Authority for Advance Ruling (AAR) and Appellate Authority for Advance Ruling
(AAAR): –

  1. Schedule II to GST Act – Activities to be treated as supply of goods or supply of services

Clause 6 – Following Composite Supply is declared as a supply of service

“Supply, by way of or as part of any service or in any other manner whatsoever, of goods, being food or any other article for human consumption or any drink (other than alcoholic liquor for human consumption), where such supply or service is for cash, deferred payment or other valuable consideration.”

Even  though  there  is  no  profit  as  claimed  by  the  applicant  on  the supply  of  food  to  its  employees,  there  is  ‘supply’  as  provided  in Section 7(1)(a) of the GST Act, 2017. Thus, the appellant would fall under the definition of ‘supplier’ under section 2(105)  of GST Act, 2017.

2. Consideration – Section 2(31) of GST Act, 2017 provides that any payment made or to be made, whether in money or otherwise, in respect of, in response to, or for the inducement of, the supply of goods or services or both, whether by the recipient or by other person but shall not include and subsidy given by the Central Government or a State Government

Since the applicant recovers the cost of food from its employees, there is a consideration.

3. The decision of the High Court in Bhimas Hotels case pertains to the erstwhile Service Tax Law, when Service Tax and Value Added Tax stood on separate and independent footing. It was held that

“……the petitioner has paid the value added tax on the value of the food supplied to its workers. In respect of some assessment years, they have even been imposed with a penalty under the Andhra Pradesh value Added Tax Act, 2005. Therefore, once the State Authorities have treated the supply of food to the workers of the petitioner as sale, it is not open to the respondents to treat the same as service and impose a liability……”

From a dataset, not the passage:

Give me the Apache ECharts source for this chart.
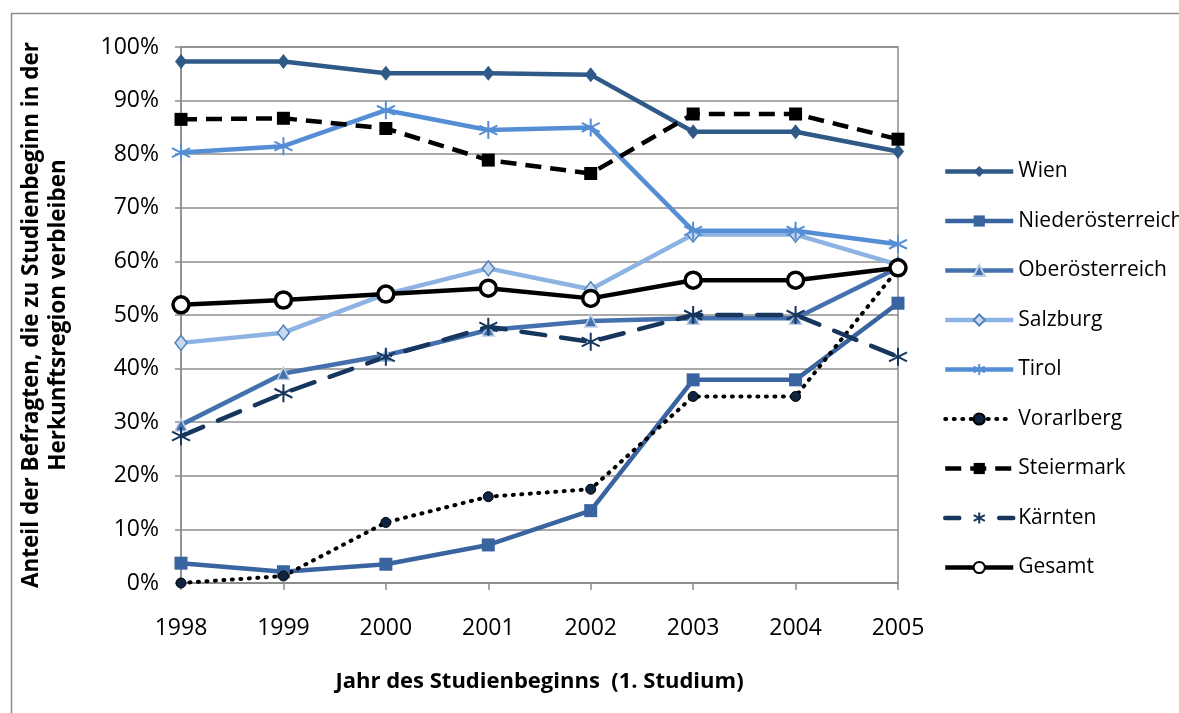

4. Hence, the Hon’ble Court had decided upon a matter where the issue of double taxation was a relevant fact. As there is no possibility of such double taxation in the GST It is evident that the facts of the Bhimas Hotels case cannot be considered to be in part- materia with the facts of this case.

Our Remarks

Many companies follow the policy of providing meals to employees and deduct a certain amount from their respective salaries. The said judgement could increase the compliance burden many folds on the such companies and also increase the cost of doing business.

A wide definition of consideration under the GST Act, 2017 has and will lead to many non- business activities to fall under the ambit of supply and many corporates among other assessee will have to bear the burden of the same.

This can also have impact on the salaries of employees, since now either the company will bear the GST liability or will recover from the employees.

Since, in the above transaction major limb of it is involving Business to Consumers (B2C) transactions.

Also,  it  is  still  not  clear  the  above  transaction  would  be  taxable  at what rate, 5% (as canteen) without input credit or 18% as outdoor caterer with ITC.

In view of the order passed by AAAR, we will have to look on each and every aspect of employee benefits (perquisites) offered by employer to determine whether they are falling under the definition of supply and consideration. Therein, determining the taxability of such benefits.

Although, the above judgement is binding only on the applicant and the judicial authority, but it can be referred in other cases as well.